Office Location: S437 Ross Building
Phone Number: (416) 736-2100 Ext. 77524
Office Hours: Wednesdays 1:30 p.m. to 2:20 p.m., by appointment.
This course is an advanced course on Cartesian contributions to the origins of modern philosophy,. It takes up difficult issues in the subject of philosophy as they were being discussed in the early 17yth century, such as by Kepler and Galileo and later by Newton. Descartes’ work on which we focus the very first publication by Descartes, though not his first book length writing. We will read various snippets of texts by contemporary philosopher/scientists to shed light on Descartes’ influence on Modern Philosophy, which at the time included what we call science today. The discussion will be in seminar form and also by way of discussions on Moodle. Each week, we will take up topics from the texts, and each student will be asked to report on material, to be discussed in class. Because the course is very short (6 weeks in duration) it is also very intense. At the first seminar we will discuss the rules of the seminar, and how it is graded, and the topics covered to give time to participants to read and prepare for the week. Thereafter, the course will proceed for a total of six weeks, for the remaining 11 sessions. Moodle sessions are integral to the course, and students are requested to keep discussion of ideas short and to the point, so that it is vigorous and interesting to all participants.

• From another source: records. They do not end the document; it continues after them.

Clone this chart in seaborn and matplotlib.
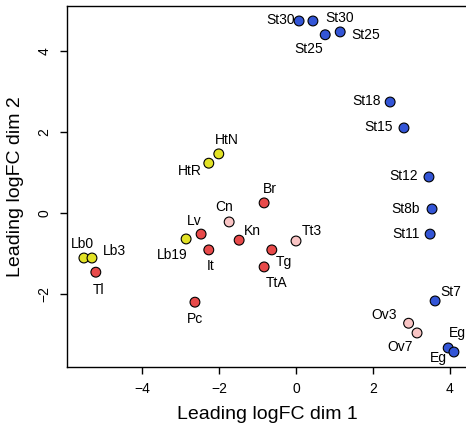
import matplotlib
matplotlib.use("Agg")
import matplotlib.pyplot as plt
import seaborn as sns
import pandas as pd

labels = ["St30", "St30", "St25", "St25", "St18", "St15", "St12", "St8b", "St11", "St7",
          "Ov3", "Ov7", "Eg", "Eg",
          "HtN", "HtR", "Br", "Cn", "Lv", "Lb19", "Kn", "It", "Tt3", "Tg", "TtA",
          "Lb0", "Lb3", "Tl", "Pc"]
dim1 = [0.08, 0.44, 0.76, 1.15, 2.45, 2.81, 3.46, 3.54, 3.49, 3.62,
        2.93, 3.15, 3.96, 4.11,
        -2.01, -2.27, -0.83, -1.74, -2.47, -2.86, -1.48, -2.27, 0.00, -0.63, -0.83,
        -5.52, -5.31, -5.21, -2.63]
dim2 = [4.74, 4.74, 4.40, 4.47, 2.74, 2.10, 0.89, 0.10, -0.52, -2.17,
        -2.72, -2.96, -3.33, -3.43,
        1.46, 1.23, 0.25, -0.22, -0.52, -0.64, -0.67, -0.91, -0.69, -0.91, -1.33,
        -1.11, -1.11, -1.46, -2.20]
group = ["blue"] * 10 + ["pink", "pink", "blue", "blue",
         "yellow", "yellow", "red", "pink", "red", "yellow", "red", "red", "pink", "red", "red",
         "yellow", "yellow", "red", "red"]
palette = {"blue": "#3355D6", "yellow": "#E2E226", "red": "#E84A4A", "pink": "#F9C4C4"}

# label offsets (pixels) relative to each point
label_dx = [-18, 27, -17, 26, -24, -25, -25, -26, -24, 16,
            -24, -17, 9, -16,
            8, -19, 6, -5, -7, -14, 13, 2, 16, 12, 12,
            -1, 22, 3, 0]
label_dy = [1, 3, -14, -3, 1, 1, 1, 0, 0, 9,
            8, -14, 15, -6,
            14, -8, 14, 15, 13, -16, 9, -16, 10, -12, -16,
            14, 7, -18, -17]

df = pd.DataFrame({"label": labels, "dim1": dim1, "dim2": dim2, "group": group})

sns.set_style("ticks")
plt.rcParams["font.family"] = ["Liberation Sans", "DejaVu Sans"]
plt.rcParams["text.color"] = "black"
plt.rcParams["axes.labelcolor"] = "black"
plt.rcParams["xtick.color"] = "black"
plt.rcParams["ytick.color"] = "black"

fig = plt.figure(figsize=(4.66, 4.32), dpi=100)
ax = fig.add_axes([67 / 466, 1 - 367 / 432, 400 / 466, 361 / 432])

sns.scatterplot(data=df, x="dim1", y="dim2", hue="group", palette=palette,
                s=50, edgecolor="black", linewidth=0.8, legend=False, ax=ax, zorder=3)

for lab, x, y, dx, dy in zip(labels, dim1, dim2, label_dx, label_dy):
    ax.annotate(lab, (x, y), xytext=(dx, dy), textcoords="offset pixels",
                ha="center", va="center", fontsize=10, color="black")

ax.set_xlim(-5.96, 4.45)
ax.set_ylim(-3.80, 5.11)
ax.set_xticks([-4, -2, 0, 2, 4])
ax.set_yticks([-2, 0, 2, 4])
ax.set_xticklabels(["\u22124", "\u22122", "0", "2", "4"])
ax.set_yticklabels(["\u22122", "0", "2", "4"], rotation=90, va="center")
ax.tick_params(axis="both", length=5, width=1, labelsize=10, colors="black", pad=6)
for sp in ax.spines.values():
    sp.set_visible(True)
    sp.set_linewidth(1.0)
    sp.set_color("black")
ax.set_xlabel("Leading logFC dim 1", fontsize=14, labelpad=7, color="black")
ax.set_ylabel("Leading logFC dim 2", fontsize=14, labelpad=10, color="black")

fig.savefig("out.png", dpi=100)
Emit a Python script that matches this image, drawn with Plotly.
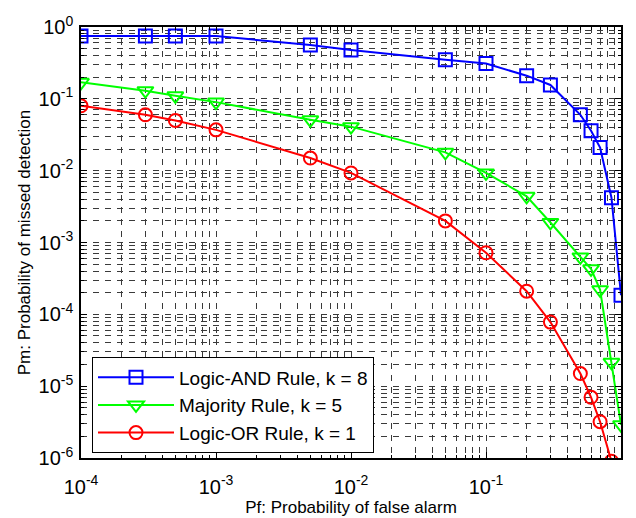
import plotly.graph_objects as go

pf = [1e-4, 3e-4, 5e-4, 1e-3, 5e-3, 1e-2, 0.05, 0.1, 0.2, 0.3, 0.5, 0.6, 0.7, 0.85, 1.0]
pm_and = [0.75, 0.75, 0.75, 0.75, 0.56, 0.48, 0.35, 0.31, 0.21, 0.156, 0.06, 0.036, 0.021, 4.2e-3, 1.85e-4]
pm_maj = [0.17, 0.13, 0.11, 0.09, 0.051, 0.041, 0.018, 0.0093, 0.0044, 0.0019, 6.3e-4, 4.3e-4, 2.2e-4, 2.15e-5, 2.9e-6]
pm_or = [0.08, 0.06, 0.05, 0.037, 0.015, 0.0093, 0.002, 7.2e-4, 2.1e-4, 7.8e-5, 1.5e-5, 7e-6, 3.2e-6, 9e-7, 1e-8]

names = ["Logic-AND Rule, k = 8", "Majority Rule, k = 5", "Logic-OR Rule, k = 1"]
colors = ["#0000FF", "#00FF00", "#FF0000"]
symbols = ["square-open", "triangle-down-open", "circle-open"]
sizes = [13, 14, 13]

xticks = [1e-4, 1e-3, 1e-2, 1e-1, 1e0]
xtext = ["10<sup>-4</sup>", "10<sup>-3</sup>", "10<sup>-2</sup>", "10<sup>-1</sup>", "10<sup>0</sup>"]
yticks = [1e-6, 1e-5, 1e-4, 1e-3, 1e-2, 1e-1, 1e0]
ytext = ["10<sup>-6</sup>", "10<sup>-5</sup>", "10<sup>-4</sup>", "10<sup>-3</sup>", "10<sup>-2</sup>", "10<sup>-1</sup>", "10<sup>0</sup>"]

FONT = "Liberation Sans, Arial"

fig = go.Figure()
for ys, nm, c, s, sz in zip([pm_and, pm_maj, pm_or], names, colors, symbols, sizes):
    fig.add_trace(go.Scatter(x=pf, y=ys, name=nm, mode="lines+markers",
                             line=dict(color=c, width=2),
                             marker=dict(symbol=s, size=sz, color=c, line=dict(color=c, width=2))))

gridcol = "#3a3a3a"
axis_common = dict(type="log", showline=True, linecolor="black", linewidth=1.5, mirror="ticks",
                   ticks="inside", ticklen=6, tickcolor="black", automargin=False,
                   showgrid=True, gridcolor=gridcol, griddash="6px,6px", gridwidth=1,
                   tickfont=dict(family=FONT, size=20, color="black"),
                   zeroline=False,
                   minor=dict(ticks="inside", ticklen=3, tickcolor="black", showgrid=True,
                              gridcolor=gridcol, griddash="6px,6px", gridwidth=1, dtick="D1"))

fig.update_xaxes(**axis_common, range=[-4, 0], tickvals=xticks, ticktext=xtext,
                 ticklabelstandoff=10,
                 title=dict(text="Pf: Probability of false alarm",
                            font=dict(family=FONT, size=17, color="black"), standoff=4))
fig.update_yaxes(**axis_common, range=[-6, 0], tickvals=yticks, ticktext=ytext,
                 ticklabelstandoff=2,
                 title=dict(text="Pm: Probability of missed detection",
                            font=dict(family=FONT, size=17, color="black"), standoff=4))

fig.update_layout(width=636, height=518, margin=dict(l=81, r=15, t=27, b=60),
                  paper_bgcolor="white", plot_bgcolor="white",
                  font=dict(family=FONT, color="black"),
                  legend=dict(x=0.02, y=0.234, xanchor="left", yanchor="top",
                              bgcolor="white", bordercolor="black", borderwidth=1.2,
                              font=dict(family=FONT, size=19, color="black"),
                              itemwidth=76, tracegroupgap=0))

fig.write_html("out.html")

R. Descartes, Discourse on Method. Optics. Geometry and Meteorology, translated and edited by Paul Olscamp. Various readings will supplement it from Kepler, Galileo and Newton to understand the context of Cartesian thought.
30% Moodle discussion, eligible for grading only when posted 24 hours prior to planned discussion in class.
30% Mid term paper, due on or before October 21st ar 12:30 p.m. in the departmental drop box and also on the Moodle Turnitin course address..
40% Final paper (in electronic and also printed form) due no later than the November t8th after the last scheduled seminar.
- An advanced seminar course such as this has as its primary learning objective the ability to follow difficult but intriguing issues in abstract philosophical theory.
- As a final year undergraduate course in philosophy it will also prepare the student for graduate work in related areas.
- Abstracting intricate arguments, weighing the merits of opposed but seemingly well argued positions and making high level judgments based on merits of arguments are key skills needed in many professions and vocations. Learning them in this setting will help anyone who will take up other intellectually challenging work after graduation, even if this does not involve continuing study on this or a related topic.
- Writing essays clearly and making relevant arguments and points in electronic and in face to face discussion are also valuable skills to develop for those who seek a wide variety of challenging job opportunities after graduation.
- Academic Honesty
- Student Rights and Responsibilities
- Religious Observance
- Grading Scheme and Feedback
- 20% Rule
No examinations or tests collectively worth more than 20% of the final grade in a course will be given during the final 14 calendar days of classes in a term. The exceptions to the rule are classes which regularly meet Friday evenings or on Saturday and/or Sunday at any time, and courses offered in the compressed summer terms.